● **DESCRIPTION OF THE TASK**
Locate every line in the material below that has the word "this". Copy each of those lines.

● **RECORDS FOR THE EXERCISE**
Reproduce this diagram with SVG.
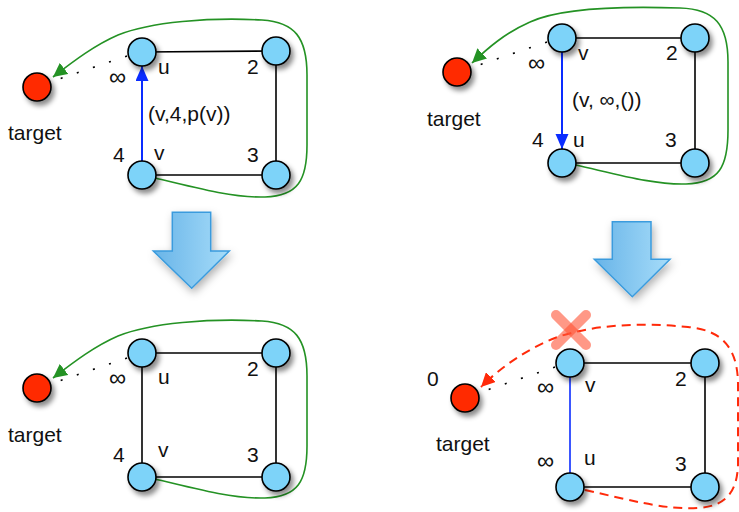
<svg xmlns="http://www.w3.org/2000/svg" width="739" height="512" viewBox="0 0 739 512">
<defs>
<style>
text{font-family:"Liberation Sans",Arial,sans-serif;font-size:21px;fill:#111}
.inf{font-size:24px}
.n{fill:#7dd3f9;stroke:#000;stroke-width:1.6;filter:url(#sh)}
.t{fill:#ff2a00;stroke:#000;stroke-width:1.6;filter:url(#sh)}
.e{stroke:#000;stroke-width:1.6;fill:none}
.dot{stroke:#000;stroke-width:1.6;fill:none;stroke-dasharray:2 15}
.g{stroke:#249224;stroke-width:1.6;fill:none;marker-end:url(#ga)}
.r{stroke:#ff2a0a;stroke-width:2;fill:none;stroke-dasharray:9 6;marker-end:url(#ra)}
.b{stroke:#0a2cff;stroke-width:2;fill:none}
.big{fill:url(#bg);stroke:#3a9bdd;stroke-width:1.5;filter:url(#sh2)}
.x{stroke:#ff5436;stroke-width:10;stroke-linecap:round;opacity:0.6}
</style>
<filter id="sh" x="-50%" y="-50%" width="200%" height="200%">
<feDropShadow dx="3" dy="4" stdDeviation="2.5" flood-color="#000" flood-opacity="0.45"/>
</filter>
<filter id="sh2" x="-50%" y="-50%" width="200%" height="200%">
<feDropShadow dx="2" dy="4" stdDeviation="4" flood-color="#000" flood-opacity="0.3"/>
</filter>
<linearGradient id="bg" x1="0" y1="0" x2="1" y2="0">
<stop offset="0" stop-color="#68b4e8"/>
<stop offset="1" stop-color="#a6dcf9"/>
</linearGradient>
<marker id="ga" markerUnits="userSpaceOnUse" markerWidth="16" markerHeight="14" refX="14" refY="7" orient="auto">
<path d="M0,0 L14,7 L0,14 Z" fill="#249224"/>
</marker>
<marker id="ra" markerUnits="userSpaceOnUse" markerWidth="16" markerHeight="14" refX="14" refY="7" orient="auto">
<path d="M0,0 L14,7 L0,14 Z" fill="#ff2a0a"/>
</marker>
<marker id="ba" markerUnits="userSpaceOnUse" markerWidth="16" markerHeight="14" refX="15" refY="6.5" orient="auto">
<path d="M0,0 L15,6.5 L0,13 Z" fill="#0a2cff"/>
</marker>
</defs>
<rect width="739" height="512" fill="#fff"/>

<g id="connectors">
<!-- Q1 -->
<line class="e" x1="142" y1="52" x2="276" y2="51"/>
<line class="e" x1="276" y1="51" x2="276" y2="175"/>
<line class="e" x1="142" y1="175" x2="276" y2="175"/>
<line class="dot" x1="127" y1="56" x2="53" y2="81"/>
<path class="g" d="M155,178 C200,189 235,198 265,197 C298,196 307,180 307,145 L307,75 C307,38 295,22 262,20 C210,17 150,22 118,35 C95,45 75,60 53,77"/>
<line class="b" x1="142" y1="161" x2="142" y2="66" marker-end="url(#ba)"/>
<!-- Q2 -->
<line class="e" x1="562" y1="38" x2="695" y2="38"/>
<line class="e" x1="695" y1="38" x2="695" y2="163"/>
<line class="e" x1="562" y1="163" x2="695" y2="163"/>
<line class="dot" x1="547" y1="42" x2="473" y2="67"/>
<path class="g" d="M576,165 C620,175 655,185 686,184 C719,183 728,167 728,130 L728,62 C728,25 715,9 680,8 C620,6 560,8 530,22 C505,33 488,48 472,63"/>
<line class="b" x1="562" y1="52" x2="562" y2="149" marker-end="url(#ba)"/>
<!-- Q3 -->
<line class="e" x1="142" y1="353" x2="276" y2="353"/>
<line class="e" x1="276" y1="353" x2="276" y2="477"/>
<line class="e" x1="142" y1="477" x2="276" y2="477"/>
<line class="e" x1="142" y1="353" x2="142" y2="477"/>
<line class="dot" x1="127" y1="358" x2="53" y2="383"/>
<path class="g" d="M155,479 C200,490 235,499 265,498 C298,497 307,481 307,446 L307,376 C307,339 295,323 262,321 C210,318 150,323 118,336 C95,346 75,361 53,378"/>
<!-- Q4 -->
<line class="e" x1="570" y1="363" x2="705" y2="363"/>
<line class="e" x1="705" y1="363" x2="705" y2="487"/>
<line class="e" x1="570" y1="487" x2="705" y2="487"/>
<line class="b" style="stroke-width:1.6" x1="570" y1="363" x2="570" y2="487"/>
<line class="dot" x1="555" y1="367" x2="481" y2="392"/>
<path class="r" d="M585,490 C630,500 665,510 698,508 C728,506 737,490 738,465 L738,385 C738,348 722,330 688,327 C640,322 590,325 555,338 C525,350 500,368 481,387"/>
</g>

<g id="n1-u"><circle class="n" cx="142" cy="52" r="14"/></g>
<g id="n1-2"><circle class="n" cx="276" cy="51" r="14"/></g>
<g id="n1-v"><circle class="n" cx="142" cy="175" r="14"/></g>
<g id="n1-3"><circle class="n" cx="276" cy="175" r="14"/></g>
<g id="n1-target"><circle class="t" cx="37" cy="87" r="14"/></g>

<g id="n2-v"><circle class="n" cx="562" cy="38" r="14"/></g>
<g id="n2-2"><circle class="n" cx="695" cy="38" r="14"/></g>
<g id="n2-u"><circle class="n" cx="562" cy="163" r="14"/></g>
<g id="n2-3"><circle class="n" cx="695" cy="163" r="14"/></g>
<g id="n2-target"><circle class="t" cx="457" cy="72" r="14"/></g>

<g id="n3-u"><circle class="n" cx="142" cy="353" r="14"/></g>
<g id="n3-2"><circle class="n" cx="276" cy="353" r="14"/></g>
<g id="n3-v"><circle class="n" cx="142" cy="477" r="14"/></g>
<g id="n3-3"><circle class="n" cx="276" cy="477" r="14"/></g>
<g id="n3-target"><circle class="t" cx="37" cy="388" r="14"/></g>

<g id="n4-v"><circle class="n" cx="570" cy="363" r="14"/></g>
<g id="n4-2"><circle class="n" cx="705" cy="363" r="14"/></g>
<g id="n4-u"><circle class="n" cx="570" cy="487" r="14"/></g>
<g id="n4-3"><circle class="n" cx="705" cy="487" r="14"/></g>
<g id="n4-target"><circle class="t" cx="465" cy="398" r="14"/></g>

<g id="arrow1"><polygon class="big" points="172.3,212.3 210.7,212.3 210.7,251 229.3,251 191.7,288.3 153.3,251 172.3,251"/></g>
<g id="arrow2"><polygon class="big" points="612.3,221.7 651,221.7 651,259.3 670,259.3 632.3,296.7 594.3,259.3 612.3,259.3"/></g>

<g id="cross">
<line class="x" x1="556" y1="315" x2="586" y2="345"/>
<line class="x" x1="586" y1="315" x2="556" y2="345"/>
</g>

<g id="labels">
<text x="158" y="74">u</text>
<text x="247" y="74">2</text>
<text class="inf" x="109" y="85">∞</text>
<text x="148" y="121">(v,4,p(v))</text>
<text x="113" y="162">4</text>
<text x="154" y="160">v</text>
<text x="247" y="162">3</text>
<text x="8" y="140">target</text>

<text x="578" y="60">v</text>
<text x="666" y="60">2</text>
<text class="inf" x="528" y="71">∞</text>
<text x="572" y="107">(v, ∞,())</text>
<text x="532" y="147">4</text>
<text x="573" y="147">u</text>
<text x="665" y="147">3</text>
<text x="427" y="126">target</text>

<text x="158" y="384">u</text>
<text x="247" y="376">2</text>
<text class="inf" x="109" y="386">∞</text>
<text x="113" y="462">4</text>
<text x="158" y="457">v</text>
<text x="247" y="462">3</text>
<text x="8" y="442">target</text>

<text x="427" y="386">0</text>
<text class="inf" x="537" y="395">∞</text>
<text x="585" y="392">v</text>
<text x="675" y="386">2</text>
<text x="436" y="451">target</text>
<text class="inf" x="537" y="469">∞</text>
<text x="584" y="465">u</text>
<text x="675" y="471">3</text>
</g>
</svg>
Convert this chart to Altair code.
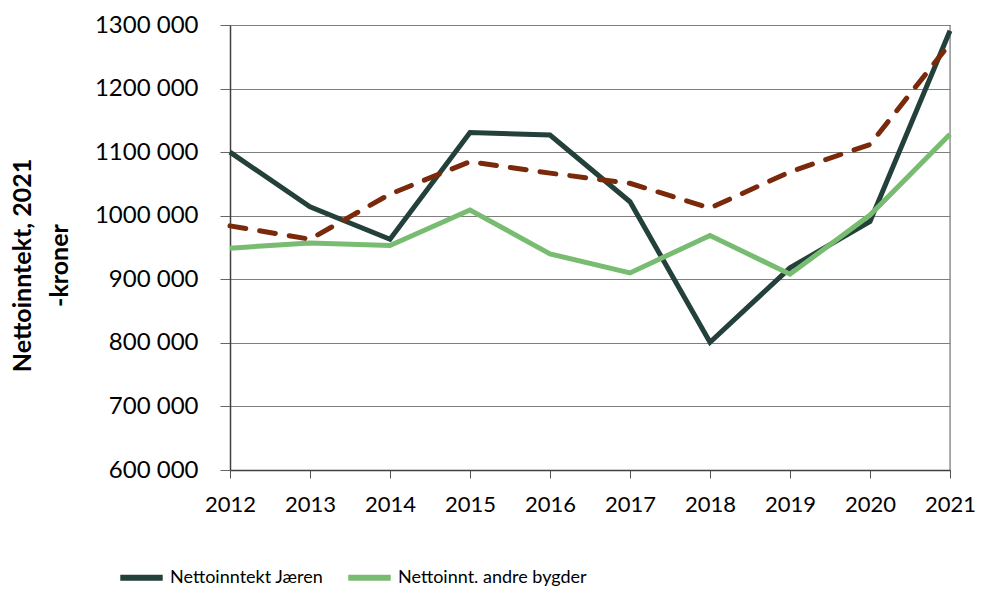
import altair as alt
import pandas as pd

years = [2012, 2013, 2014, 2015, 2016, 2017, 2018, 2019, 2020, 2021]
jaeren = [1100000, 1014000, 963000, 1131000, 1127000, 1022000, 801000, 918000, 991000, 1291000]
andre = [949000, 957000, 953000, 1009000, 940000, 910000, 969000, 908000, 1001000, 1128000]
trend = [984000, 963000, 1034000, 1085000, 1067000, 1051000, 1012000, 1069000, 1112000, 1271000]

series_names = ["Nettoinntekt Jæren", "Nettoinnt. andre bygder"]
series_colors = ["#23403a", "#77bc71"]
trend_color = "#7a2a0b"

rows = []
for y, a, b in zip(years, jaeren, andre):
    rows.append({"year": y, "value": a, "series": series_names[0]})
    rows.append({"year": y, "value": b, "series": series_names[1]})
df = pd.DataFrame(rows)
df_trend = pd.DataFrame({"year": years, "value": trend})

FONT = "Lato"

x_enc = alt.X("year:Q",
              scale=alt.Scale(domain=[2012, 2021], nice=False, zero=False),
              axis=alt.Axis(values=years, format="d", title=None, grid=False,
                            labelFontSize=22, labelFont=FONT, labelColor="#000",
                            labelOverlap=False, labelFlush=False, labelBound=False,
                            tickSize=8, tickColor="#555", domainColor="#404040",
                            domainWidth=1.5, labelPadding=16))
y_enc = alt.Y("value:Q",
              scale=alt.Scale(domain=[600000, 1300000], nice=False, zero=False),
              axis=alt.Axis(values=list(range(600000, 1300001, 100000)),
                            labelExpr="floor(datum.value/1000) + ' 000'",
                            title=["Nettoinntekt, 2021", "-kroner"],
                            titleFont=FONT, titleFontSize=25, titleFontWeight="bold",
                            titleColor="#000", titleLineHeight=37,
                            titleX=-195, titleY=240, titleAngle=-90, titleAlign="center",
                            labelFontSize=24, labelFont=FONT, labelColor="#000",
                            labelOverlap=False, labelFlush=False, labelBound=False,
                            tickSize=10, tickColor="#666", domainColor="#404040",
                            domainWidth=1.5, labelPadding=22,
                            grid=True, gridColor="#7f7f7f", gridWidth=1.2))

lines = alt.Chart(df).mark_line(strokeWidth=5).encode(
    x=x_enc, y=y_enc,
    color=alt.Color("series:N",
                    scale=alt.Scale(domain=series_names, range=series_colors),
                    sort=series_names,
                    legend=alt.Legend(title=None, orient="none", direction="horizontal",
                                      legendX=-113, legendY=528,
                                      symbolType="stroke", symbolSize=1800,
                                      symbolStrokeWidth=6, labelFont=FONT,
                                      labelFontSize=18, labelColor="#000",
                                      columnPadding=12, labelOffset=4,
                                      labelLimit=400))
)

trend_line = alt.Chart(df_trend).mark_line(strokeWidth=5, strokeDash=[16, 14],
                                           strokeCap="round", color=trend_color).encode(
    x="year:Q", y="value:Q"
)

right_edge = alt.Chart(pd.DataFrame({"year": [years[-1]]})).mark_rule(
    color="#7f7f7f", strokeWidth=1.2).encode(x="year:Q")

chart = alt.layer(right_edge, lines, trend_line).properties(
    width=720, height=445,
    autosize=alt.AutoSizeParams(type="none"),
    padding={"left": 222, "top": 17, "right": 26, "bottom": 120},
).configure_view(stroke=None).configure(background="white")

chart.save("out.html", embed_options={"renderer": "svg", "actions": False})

● **FINAL RESULT**
Reproduce this diagram with SVG.
Convert this chart to Altair code.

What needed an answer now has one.